### Given request
Extract every line that contains the word "this".

### Input data
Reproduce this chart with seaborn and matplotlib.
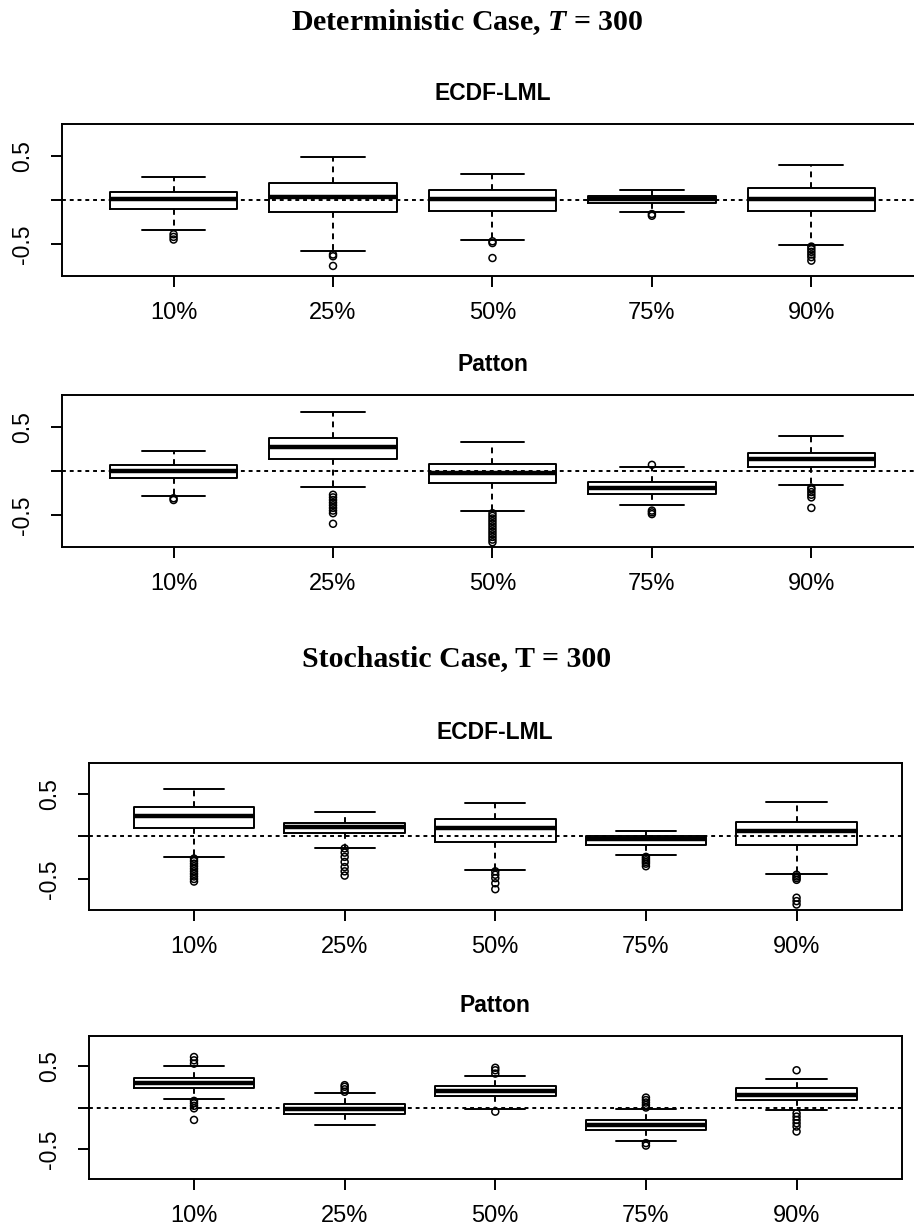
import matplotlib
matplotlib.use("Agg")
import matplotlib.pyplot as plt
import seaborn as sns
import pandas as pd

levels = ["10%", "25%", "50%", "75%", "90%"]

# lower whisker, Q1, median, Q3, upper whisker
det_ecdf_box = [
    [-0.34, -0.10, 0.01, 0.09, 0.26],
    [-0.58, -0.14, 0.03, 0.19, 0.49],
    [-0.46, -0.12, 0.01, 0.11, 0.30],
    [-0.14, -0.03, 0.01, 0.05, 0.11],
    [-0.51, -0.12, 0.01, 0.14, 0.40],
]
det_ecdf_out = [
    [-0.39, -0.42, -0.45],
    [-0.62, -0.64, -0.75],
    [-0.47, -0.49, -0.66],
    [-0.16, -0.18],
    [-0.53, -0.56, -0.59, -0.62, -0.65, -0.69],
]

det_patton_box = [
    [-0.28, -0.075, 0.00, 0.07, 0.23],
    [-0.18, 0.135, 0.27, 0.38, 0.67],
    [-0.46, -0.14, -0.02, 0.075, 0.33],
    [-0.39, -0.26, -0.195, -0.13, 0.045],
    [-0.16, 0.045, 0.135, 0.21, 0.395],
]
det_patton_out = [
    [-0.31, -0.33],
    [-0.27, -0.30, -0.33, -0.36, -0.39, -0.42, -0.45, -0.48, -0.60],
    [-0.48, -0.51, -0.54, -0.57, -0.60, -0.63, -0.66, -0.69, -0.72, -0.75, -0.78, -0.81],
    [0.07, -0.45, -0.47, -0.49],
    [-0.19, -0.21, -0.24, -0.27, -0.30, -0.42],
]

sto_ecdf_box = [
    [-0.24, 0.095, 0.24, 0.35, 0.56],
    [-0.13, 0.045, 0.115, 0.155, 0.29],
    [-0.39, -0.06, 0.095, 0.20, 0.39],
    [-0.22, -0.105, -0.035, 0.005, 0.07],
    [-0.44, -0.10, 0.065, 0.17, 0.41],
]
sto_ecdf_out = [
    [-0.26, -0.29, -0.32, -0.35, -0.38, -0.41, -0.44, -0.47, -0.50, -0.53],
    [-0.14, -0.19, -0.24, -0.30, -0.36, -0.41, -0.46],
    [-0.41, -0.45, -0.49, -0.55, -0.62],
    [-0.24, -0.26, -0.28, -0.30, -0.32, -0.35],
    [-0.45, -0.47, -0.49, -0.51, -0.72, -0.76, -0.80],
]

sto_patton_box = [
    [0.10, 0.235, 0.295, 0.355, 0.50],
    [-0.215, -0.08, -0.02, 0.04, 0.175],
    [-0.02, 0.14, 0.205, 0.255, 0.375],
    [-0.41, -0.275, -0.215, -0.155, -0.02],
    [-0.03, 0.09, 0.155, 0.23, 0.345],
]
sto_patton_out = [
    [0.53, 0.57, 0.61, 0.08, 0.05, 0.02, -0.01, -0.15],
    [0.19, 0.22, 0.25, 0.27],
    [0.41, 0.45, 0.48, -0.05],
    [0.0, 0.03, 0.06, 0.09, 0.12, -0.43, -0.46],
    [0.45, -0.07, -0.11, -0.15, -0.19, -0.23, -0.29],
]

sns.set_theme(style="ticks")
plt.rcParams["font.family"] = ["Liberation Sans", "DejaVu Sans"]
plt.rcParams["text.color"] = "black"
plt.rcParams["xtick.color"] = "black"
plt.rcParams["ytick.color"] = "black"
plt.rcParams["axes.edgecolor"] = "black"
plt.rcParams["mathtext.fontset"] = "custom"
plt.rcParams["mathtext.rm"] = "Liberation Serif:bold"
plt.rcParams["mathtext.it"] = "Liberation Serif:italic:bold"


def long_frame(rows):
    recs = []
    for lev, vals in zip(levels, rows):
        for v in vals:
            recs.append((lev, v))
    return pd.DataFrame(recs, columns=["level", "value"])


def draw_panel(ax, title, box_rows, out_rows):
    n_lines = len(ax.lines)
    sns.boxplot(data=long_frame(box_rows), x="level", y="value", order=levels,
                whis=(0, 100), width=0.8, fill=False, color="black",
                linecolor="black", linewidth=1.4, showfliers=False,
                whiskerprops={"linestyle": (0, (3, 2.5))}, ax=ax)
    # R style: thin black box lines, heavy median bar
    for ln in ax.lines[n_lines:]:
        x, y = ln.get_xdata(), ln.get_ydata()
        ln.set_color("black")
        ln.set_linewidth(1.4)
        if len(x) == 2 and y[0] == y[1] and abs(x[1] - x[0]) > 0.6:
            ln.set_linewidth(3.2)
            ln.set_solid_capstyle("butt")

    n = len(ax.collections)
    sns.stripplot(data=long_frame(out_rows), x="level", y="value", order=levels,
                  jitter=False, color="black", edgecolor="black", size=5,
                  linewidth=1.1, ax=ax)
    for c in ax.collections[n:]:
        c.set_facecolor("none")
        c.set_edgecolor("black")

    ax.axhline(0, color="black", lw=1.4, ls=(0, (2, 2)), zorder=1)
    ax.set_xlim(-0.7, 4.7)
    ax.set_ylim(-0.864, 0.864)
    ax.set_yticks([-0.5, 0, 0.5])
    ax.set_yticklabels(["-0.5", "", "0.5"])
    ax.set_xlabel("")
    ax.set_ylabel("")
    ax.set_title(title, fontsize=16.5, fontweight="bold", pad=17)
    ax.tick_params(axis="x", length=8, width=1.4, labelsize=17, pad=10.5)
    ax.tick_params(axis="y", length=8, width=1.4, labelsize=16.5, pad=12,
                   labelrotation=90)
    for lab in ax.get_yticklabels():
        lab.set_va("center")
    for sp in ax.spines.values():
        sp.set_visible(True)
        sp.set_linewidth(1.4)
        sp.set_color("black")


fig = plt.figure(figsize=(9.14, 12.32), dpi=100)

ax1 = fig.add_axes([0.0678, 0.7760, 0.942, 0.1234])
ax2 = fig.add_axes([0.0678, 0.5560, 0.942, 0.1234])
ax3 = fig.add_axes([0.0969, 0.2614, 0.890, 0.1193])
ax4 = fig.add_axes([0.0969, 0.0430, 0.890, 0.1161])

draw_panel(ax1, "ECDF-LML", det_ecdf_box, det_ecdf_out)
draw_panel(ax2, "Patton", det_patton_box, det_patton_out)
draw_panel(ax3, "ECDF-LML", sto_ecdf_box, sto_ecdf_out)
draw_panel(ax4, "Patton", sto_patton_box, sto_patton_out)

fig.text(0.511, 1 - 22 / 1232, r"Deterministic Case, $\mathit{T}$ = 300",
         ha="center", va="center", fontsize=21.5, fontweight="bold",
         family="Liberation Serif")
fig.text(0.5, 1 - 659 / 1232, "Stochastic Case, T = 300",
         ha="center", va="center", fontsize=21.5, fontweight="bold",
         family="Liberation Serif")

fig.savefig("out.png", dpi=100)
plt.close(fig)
==
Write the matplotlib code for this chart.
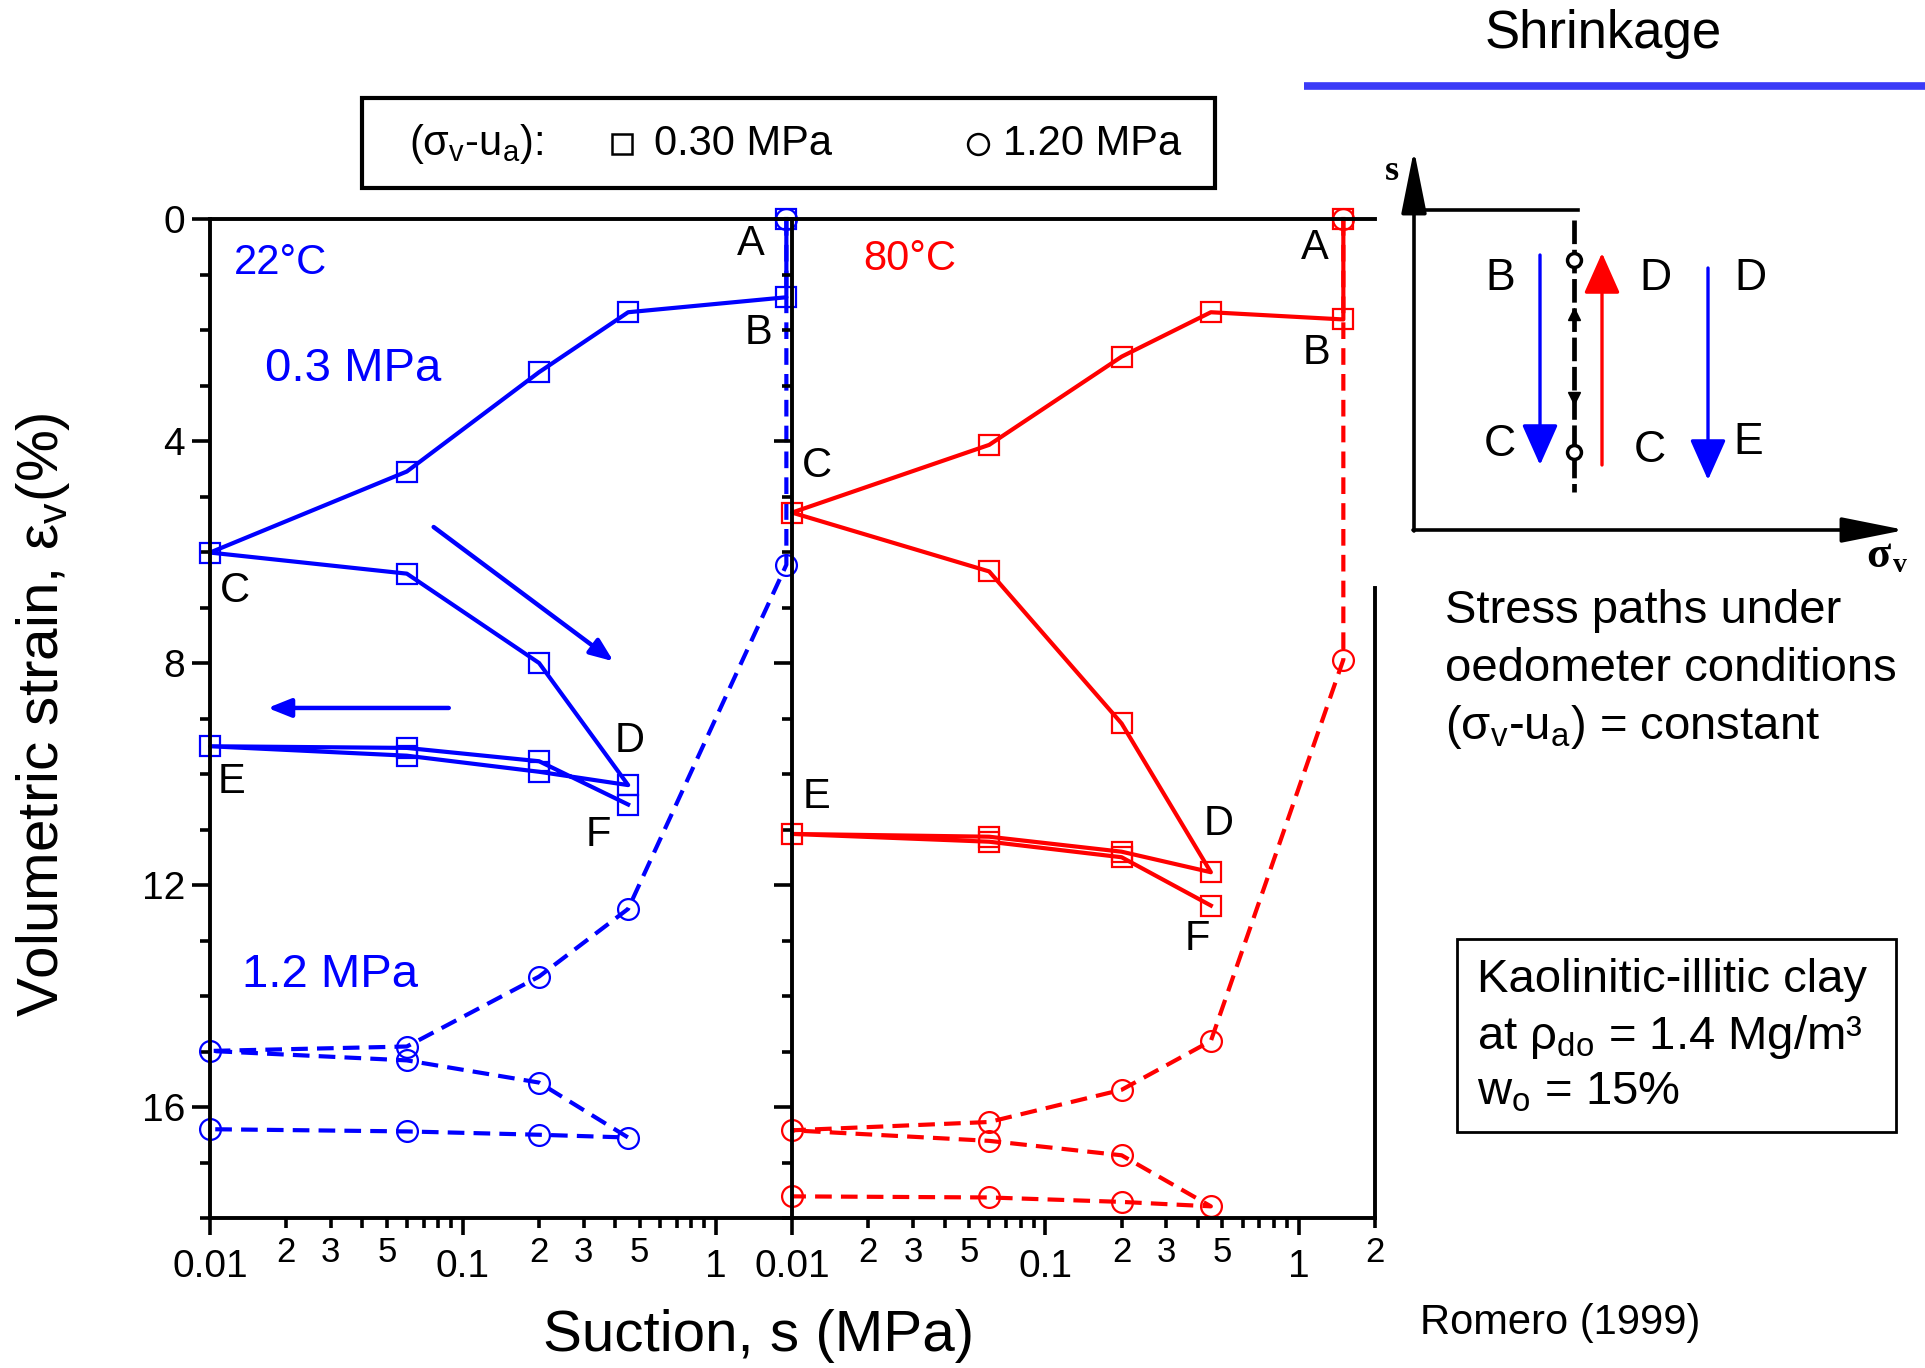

### Correct answer
Reproduce this chart with seaborn and matplotlib.
Write the matplotlib code for this chart.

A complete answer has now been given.